It is recommended that you spend some time taking black and white exposures to learn the basics of focusing, finding, and capturing images.  Once you have these techniques down you are ready to start taking images in full color!  For a discussion of “real color” as it relates to astronomical images, see the Advanced Theory section.

Note:  For many CCD cameras, an optional color filter wheel is necessary for color imaging.  More and more CCD cameras, however, are using one-shot color chips that do not require filter wheels.

Single-Shot Color vs. Tri-Color Imaging

Most astronomical CCDs are inherently black and white.  Getting a color image requires taking three exposures, one each through red, green, and blue colored filters.  These images are then combined using software to create a color image.

Some cameras, however, use a CCD in which the array is divided into red, green, and blue-sensitive pixels.  This allows a color image to be taken with a single exposure.  This is a similar system to that used in digital cameras and camcorders.  The obvious advantage to these systems is the reduced hassle of taking and then processing so many images.

However, there are several disadvantages to these single-shot-color systems as well.  First is a reduced sensitivity, meaning that although three times fewer exposures need be taken than with a tri-color system, the exposures must be longer to compensate for the lower sensitivity.  Second, more advanced imagers often wish to use other techniques such as LRGB imaging to capture greater detail.  These techniques work best with an inherently black and white CCD.  Also, using other filters, such as Hydrogen-Alpha or Oxygen-III filters, can be used with black and white systems to yield amazing results.

Note:  LRGB imaging as well as the use of other filters is covered under the Advanced CCD Imaging section.

Taking a Tri-Color CCD Image

Start simple.  Begin by taking a single exposure through the each of the red, green, and blue filters of your camera’s color filter wheel.

Above:  Three images of the Trifid Nebula.  The left image is through a red filter, the center through green, and the right through blue.  Each image is black and white, but will create a single color image when combined.  Notice that each filter passes light from a different portion of the nebula, meaning different parts of the nebula are emitting (or reflecting) different wavelengths of light.

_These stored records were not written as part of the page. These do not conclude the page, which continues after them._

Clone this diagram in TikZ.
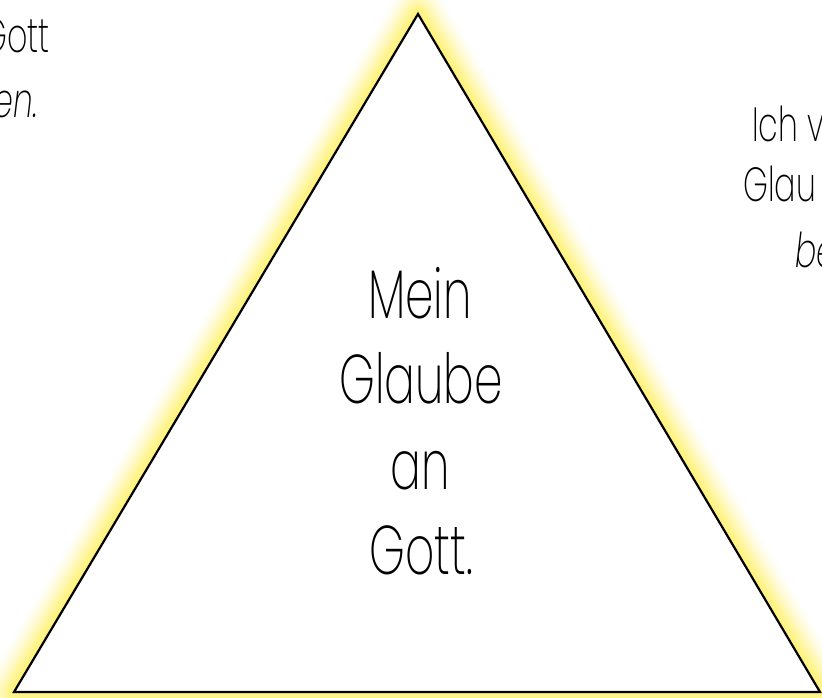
\documentclass[tikz,border=0pt]{standalone}
\usepackage{fontspec}
\setmainfont{Poppins}[UprightFont=* ExtraLight, ItalicFont=* ExtraLight Italic, FakeStretch=0.66]
\begin{document}
\begin{tikzpicture}[x=1pt,y=1pt,
  bigtext/.style={inner sep=0pt, font=\fontsize{69}{69}\selectfont},
  smalltext/.style={inner sep=0pt, font=\fontsize{48}{48}\selectfont},
  glowline/.style={line join=round}]
\definecolor{glowcol}{RGB}{255,242,120}
\useasboundingbox (0,0) rectangle (822,698);
\fill[white] (0,0) rectangle (822,698);
\coordinate (A) at (418,684);
\coordinate (B) at (14,6);
\coordinate (C) at (820,6);
% glow: opaque bands from wide/light to narrow/strong
\foreach \r/\p in {28/5,26/9,24/14,22/20,20/27,18/35,16/43,14/52,12/61,10/70,8/78,6/86,4/93,2/98}{
  \draw[glowline, draw=glowcol!\p!white, line width=2*\r pt] (A) -- (B) -- (C) -- cycle;
}
\fill[white] (A) -- (B) -- (C) -- cycle;
\draw[black, line width=2.2pt, line join=miter] (A) -- (B) -- (C) -- cycle;
% main text
\node[bigtext, anchor=base] (t1) at (420,379) {Mein};
\node[bigtext, anchor=base] (t2) at (421,294) {Glaube};
\node[bigtext, anchor=base] (t3) at (420,208) {an};
\node[bigtext, anchor=base] (t4) at (421,123) {Gott.};
% side texts
\node[smalltext, anchor=base east] (l1) at (50,645) {Gott};
\node[smalltext, anchor=base east] (l2) at (38,580) {\itshape en.};
\node[smalltext, anchor=base west] (r1) at (752,556) {Ich v};
\node[smalltext, anchor=base west] (r2) at (743,496) {Glau};
\node[smalltext, anchor=base west] (r3) at (795,430) {\itshape be};
\end{tikzpicture}
\end{document}
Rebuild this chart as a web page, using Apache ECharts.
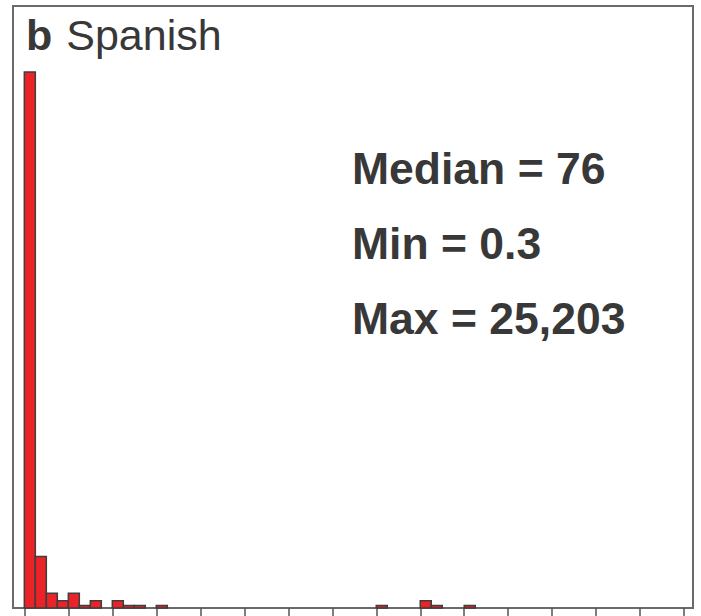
<!DOCTYPE html>
<html>
<head>
<meta charset="utf-8">
<script src="https://cdn.jsdelivr.net/npm/echarts@6/dist/echarts.min.js"></script>
<style>
html,body{margin:0;padding:0;background:#fff;}
#chart{width:701px;height:616px;}
</style>
</head>
<body>
<div id="chart"></div>
<script>
// Histogram bins (bin index = position along the x axis, 4 bins per tick interval)
const binIndex = [0, 1, 2, 3, 4, 5, 6, 8, 9, 10, 12, 32, 36, 37, 40];
const binCounts = [219, 21, 6, 3, 6, 1, 3, 3, 1, 1, 1, 1, 3, 1, 1];
const tickValues = [0, 4, 8, 12, 16, 20, 24, 28, 32, 36, 40, 44, 48, 52, 56, 60];
const panelLetter = 'b';
const panelTitle = 'Spanish';
const statLines = ['Median = 76', 'Min = 0.3', 'Max = 25,203'];

const chart = echarts.init(document.getElementById('chart'), null, {renderer: 'svg'});
const textColor = '#383838';

const data = binIndex.map((b, i) => [b, binCounts[i]]);

chart.setOption({
  animation: false,
  grid: {left: 13, right: 8, top: 6, bottom: 8, show: true, borderColor: '#6a6a6a', borderWidth: 2, containLabel: false},
  xAxis: {
    type: 'value', min: -1.03, max: 60.8,
    axisLine: {show: true, onZero: false, lineStyle: {color: '#6a6a6a', width: 2}},
    axisTick: {show: true, inside: false, length: 9, customValues: tickValues, lineStyle: {color: '#555', width: 1.5}},
    axisLabel: {show: false},
    splitLine: {show: false}
  },
  yAxis: {
    type: 'value', min: 0, max: 246,
    axisLine: {show: false}, axisTick: {show: false}, axisLabel: {show: false}, splitLine: {show: false}
  },
  series: [{
    type: 'custom',
    data: data,
    renderItem: function (params, api) {
      const x0 = api.value(0);
      const c = api.value(1);
      const p0 = api.coord([x0, 0]);
      const p1 = api.coord([x0 + 1, c]);
      return {
        type: 'rect',
        shape: {x: p0[0], y: p1[1], width: p1[0] - p0[0], height: p0[1] - p1[1]},
        style: {fill: '#ec2229', stroke: '#3e3e3e', lineWidth: 1.5}
      };
    }
  }],
  graphic: [
    {
      type: 'text', left: 26, top: 13,
      style: {
        text: '{b|' + panelLetter + '}{r|' + panelTitle + '}',
        rich: {
          b: {fontFamily: 'Liberation Sans', fontWeight: 'bold', fontSize: 43, fill: textColor, padding: [0, 14, 0, 0]},
          r: {fontFamily: 'Liberation Sans', fontWeight: 'normal', fontSize: 43, fill: textColor}
        }
      }
    },
    ...statLines.map((t, i) => ({
      type: 'text', left: 352, top: 146 + i * 75,
      style: {text: t, fontFamily: 'Liberation Sans', fontWeight: 'bold', fontSize: 44.5, fill: textColor}
    }))
  ]
});
</script>
</body>
</html>
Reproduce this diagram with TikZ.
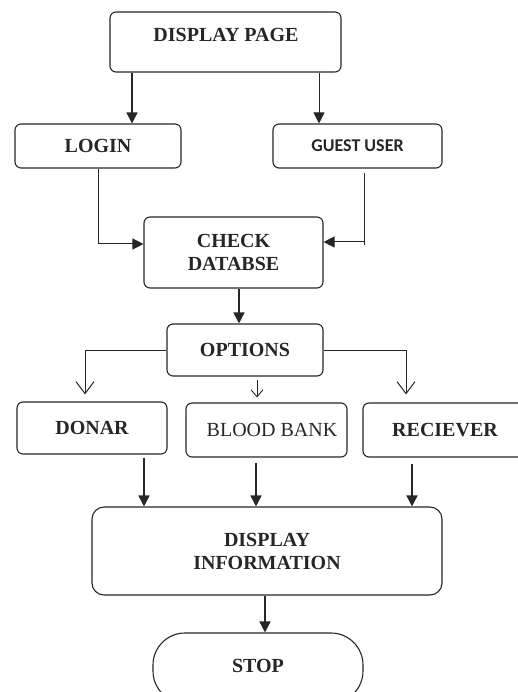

Above:  After combining the individual red, green, and blue images a full-color image is created.

The next step is to take multiple exposures in each color to reduce noise in the image just as we did for black and white images.  For example, you might take six exposures through each filter for a total of 18 shots.  Be sure to visit the Basics of Image Processing section to see how the individual red, green, and blue files are combined to create a color image.

One-Shot Color Cameras

One-shot color cameras are becoming more and more popular.  These cameras allow a color image to be taken without using separate red, green, and blue filters.  This is done by splitting the pixels into red, green, and blue components using a Bayer matrix.  A full color image is then interpolated from this matrix.  This is the same thing that takes place in a regular digital camera.  For most color CCD cameras, however, one extra step is necessary.  The image initially downloads in black and white, and must be converted to color.  Conversion in normally a one-step procedure, at least once the initial settings have been made.

Above:  A one-shot color image of M27 before color conversion.  Notice the matrix lines in the image.

Your CCD image processing software will have a command to convert a one-shot color image from black and white to color.  However, each camera converts color in a different way, so settings may need to be changed.  For example, using MaxIm DL’s Convert RGB command results in the wrong colors being applied if the default settings are used (at least with the camera in this example).

Above:  The default Convert RGB settings in MaxIm DL yield incorrect colors with this particular camera.

By changing the settings–in this case, checking both X and Y Offset boxes–the proper nebula colors are obtained.

Above:  Using the X and Y Offset check boxes gives the correct colors for the object.

Above:  Final one-shot color image of M27.  Exposure was a single, unguided 120-second shot from a light-polluted site.  Ah, the wonders of technology!